Читать «Неореализм. Жанрово-стилевые поиски в русской литературе конца XIX – начала XX века» онлайн - страница 72

Инна Викторовна Тузкова

В сущности, «Голубая звезда» – это и произведение о несвершившемся: «карнавал бытия», «живая жизнь» не приносит счастья никому из героев. Однако, как ни парадоксально, философию повести, её общее настроение, основанное на глубокой религиозности писателя, точнее всего передаёт понятие «просветлённый оптимизм»: герои Б. Зайцева тоскуют от неудовлетворённости, страдают, но не посягают на отрицание жизни, они верят в жизнь и поддерживают друг в друге эту веру. Основная идея повести «Голубая звезда» связана с лирико-философской концепцией всеобъемлющей пантеистической любви, которая роднит небо и землю. Носителем этой идеи является главный герой повести Христофоров. Для него эта идея персонифицируется в образе «мерцающей голубым сиянием звезды»: «Для меня она – красота, истина, божество. Кроме того, она женщина. И посылает мне свет любви…» [с. 373]. Христофоров пребывает в «возрасте вечного детства» (слова Иванова-Разумника); это человек естественного и светлого сознания. Характерно, что наивысшую радость он получает не от общения с людьми, а, напротив, в уединённом созерцании мира природы. Мысль о гармоничном слиянии человека и природы («очеловечивание природы») закономерно приводит Христофорова к принятию жизни такой, какова она есть. Позиция героя повести всецело отражает жизненную концепцию Б. Зайцева, которая выражается в чувстве христианского примирения с миром и надежды на то, что когда-нибудь в будущем посеянная красота даст свои всходы (= «очищение красотой»).
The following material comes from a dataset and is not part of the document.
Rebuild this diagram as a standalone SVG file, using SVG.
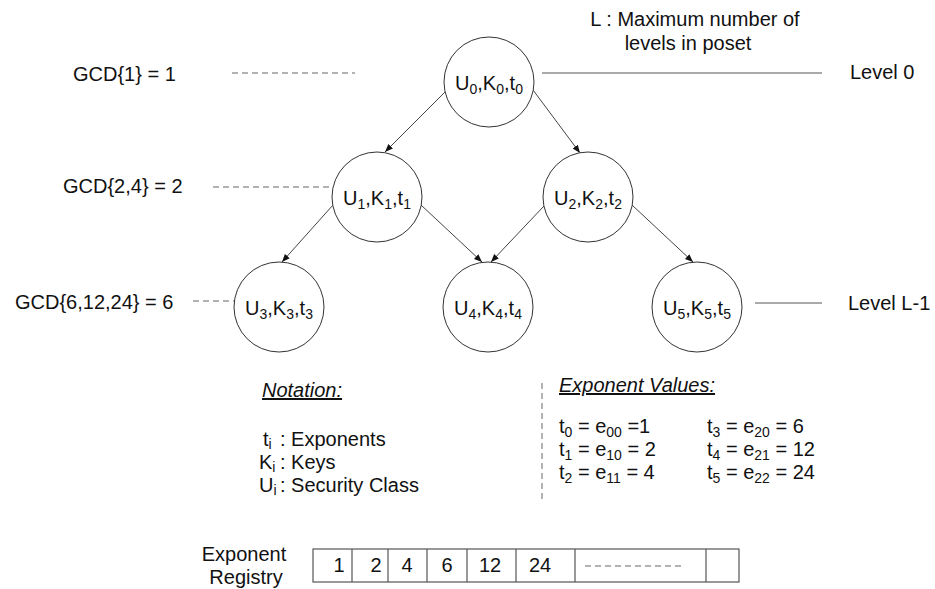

Христофоров – кроткий, чистый, надмирный человек14. Рыцарь голубой звезды, искатель Гармонии и Красоты, – он ведёт скромную, полубедную, не скреплённую бытом, семьёй или какими-либо другими узами жизнь интеллигента-мечтателя. Следует отметить, что образ Христофорова генетически связан с лирическим героем ранних рассказов Б. Зайцева, чья пассивная созерцательность также окружалась поэтическим ореолом. Вместе с тем Христофоров, несомненно, символический, знаковый образ, вызывающий множество ассоциаций – от Евангелия до Ф. Достоевского: прежде всего имя героя реализуется одновременно и как «новый Христос», и как «Христоносец»15, причём образ Христофорова сознательно ориентирован на князя Мышкина, от которого его отличает разве что разительная оторванность от земли16.
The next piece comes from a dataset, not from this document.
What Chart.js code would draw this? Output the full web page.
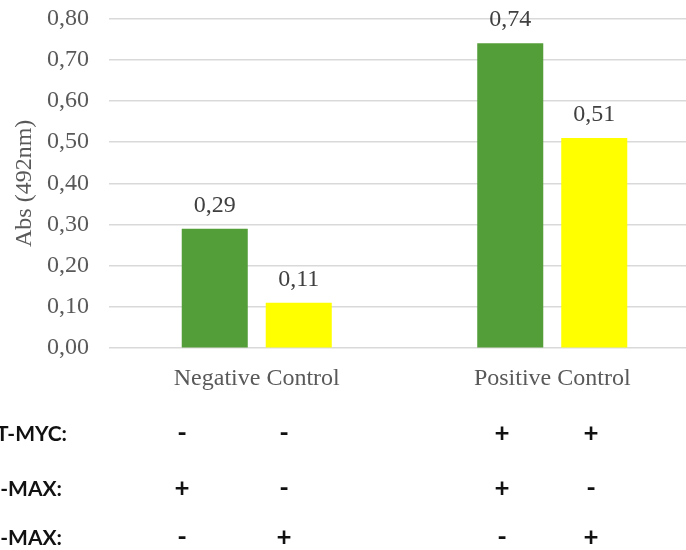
<!DOCTYPE html>
<html>
<head>
<meta charset="utf-8">
<script src="https://cdn.jsdelivr.net/npm/chart.js@4/dist/chart.umd.min.js"></script>
<style>
  html, body { margin: 0; padding: 0; background: #ffffff; overflow: hidden; }
  #wrap { width: 686px; height: 550px; overflow: hidden; }
  canvas { display: block; }
</style>
</head>
<body>
<div id="wrap"><canvas id="c" width="700" height="550"></canvas></div>
<script>
// Absorbance readings per control group
const categories = ['Negative Control', 'Positive Control'];
const greenValues = [0.29, 0.74];
const yellowValues = [0.11, 0.51];
const yTickValues = [0, 0.1, 0.2, 0.3, 0.4, 0.5, 0.6, 0.7, 0.8];

// Construct table printed under the bars
const tableRowLabels = ['T-MYC:', '-MAX:', '-MAX:'];
const tableSigns = [
  ['-', '-', '+', '+'],
  ['+', '-', '+', '-'],
  ['-', '+', '-', '+']
];

// Table layout (pixels)
const tableLabelRight = [67, 62, 62];
const tableRowY = [434, 489, 538];
const tableColX = [182, 284, 502, 591];

const serif = "'Liberation Serif', 'Times New Roman', serif";
const fmt = v => v.toFixed(2).replace('.', ',');

const valueLabels = {
  id: 'valueLabels',
  afterDatasetsDraw(chart) {
    const ctx = chart.ctx;
    ctx.save();
    ctx.font = '24px ' + serif;
    ctx.fillStyle = '#404040';
    ctx.textAlign = 'center';
    ctx.textBaseline = 'alphabetic';
    chart.data.datasets.forEach((ds, i) => {
      chart.getDatasetMeta(i).data.forEach((bar, j) => {
        ctx.fillText(fmt(ds.data[j]), bar.x, bar.y - 17);
      });
    });
    ctx.restore();
  }
};

const constructTable = {
  id: 'constructTable',
  afterDraw(chart) {
    const ctx = chart.ctx;
    ctx.save();
    ctx.filter = 'blur(0.4px)';
    ctx.fillStyle = '#111111';
    ctx.textBaseline = 'middle';
    ctx.font = "bold 21px Lato, 'Open Sans', sans-serif";
    ctx.textAlign = 'right';
    tableRowLabels.forEach((t, r) => ctx.fillText(t, tableLabelRight[r], tableRowY[r]));
    ctx.font = "bold 26px Lato, 'Open Sans', sans-serif";
    ctx.textAlign = 'center';
    tableSigns.forEach((row, r) => {
      row.forEach((s, c) => ctx.fillText(s, tableColX[c], tableRowY[r]));
    });
    ctx.restore();
  }
};

new Chart(document.getElementById('c'), {
  type: 'bar',
  data: {
    labels: categories,
    datasets: [
      { label: 'Series 1', data: greenValues, backgroundColor: '#549E39',
        categoryPercentage: 0.5685, barPercentage: 0.786 },
      { label: 'Series 2', data: yellowValues, backgroundColor: '#FFFF00',
        categoryPercentage: 0.5685, barPercentage: 0.786 }
    ]
  },
  options: {
    responsive: false,
    animation: false,
    devicePixelRatio: 1,
    layout: { padding: { top: 3, left: 10, right: 0, bottom: 141 } },
    plugins: {
      legend: { display: false },
      tooltip: { enabled: false }
    },
    scales: {
      x: {
        grid: { display: false, drawTicks: false },
        border: { display: false },
        ticks: { color: '#595959', font: { family: serif, size: 24 }, padding: 16 }
      },
      y: {
        min: 0, max: 0.8,
        afterBuildTicks(scale) { scale.ticks = yTickValues.map(v => ({ value: v })); },
        afterFit(scale) { scale.width = 99; },
        grid: { color: '#D9D9D9', lineWidth: 1.5, drawTicks: true, tickLength: 16,
                tickColor: 'rgba(0,0,0,0)' },
        border: { display: false },
        ticks: { color: '#595959', font: { family: serif, size: 24 }, padding: 4,
                 callback: v => fmt(v) },
        title: { display: true, text: 'Abs (492nm)', color: '#595959',
                 font: { family: serif, size: 24 }, padding: { top: 0, bottom: 0 } }
      }
    }
  },
  plugins: [valueLabels, constructTable]
});
</script>
</body>
</html>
Мифологическому сознанию Христофорова свойственна вера в «оживший» космос: «Закат гас. Вот разглядел уже он свою небесную водительницу, стоявшую невысоко, чуть сиявшую золотисто-голубоватым светом. Понемногу всё небо наполнилось её эфирной голубизной, сходящей и на землю. Это была голубая Дева. Она наполняла собою мир… Была близка и бесконечна, видима и неуловима. В сердце своём соединяла все облики земных любвей, все прелести и печали, всё мгновенное, летучее – и вечное. В её божественном лице была всегдашняя надежда. И всегдашняя безнадежность» [с. 407]. Личностное переживание Космоса и себя как его части приводит героя Б. Зайцева к пророчеству «надежды-безнадежности» на будущее: «…довольно одного дыханья, чтобы, как стая листьев, разлетелись… во тьму» все, кто находится на краю вечности [с.407]; и в то же время к осмыслению вечности как соединения отдельного (человеческого) с общим (космическим) в каждом мгновении жизни. Сквозь импрессионистическую размытость оценочных эпитетов в повести Б. Зайцева рождается мотив таинства природного космоса – зайцевский пантеизм приобретает мистический оттенок: мистическое начало как проявление одухотворённости поднимает, возвышает создаваемые им образы и картины жизни до уровня надмирности, космичности, общезначимости.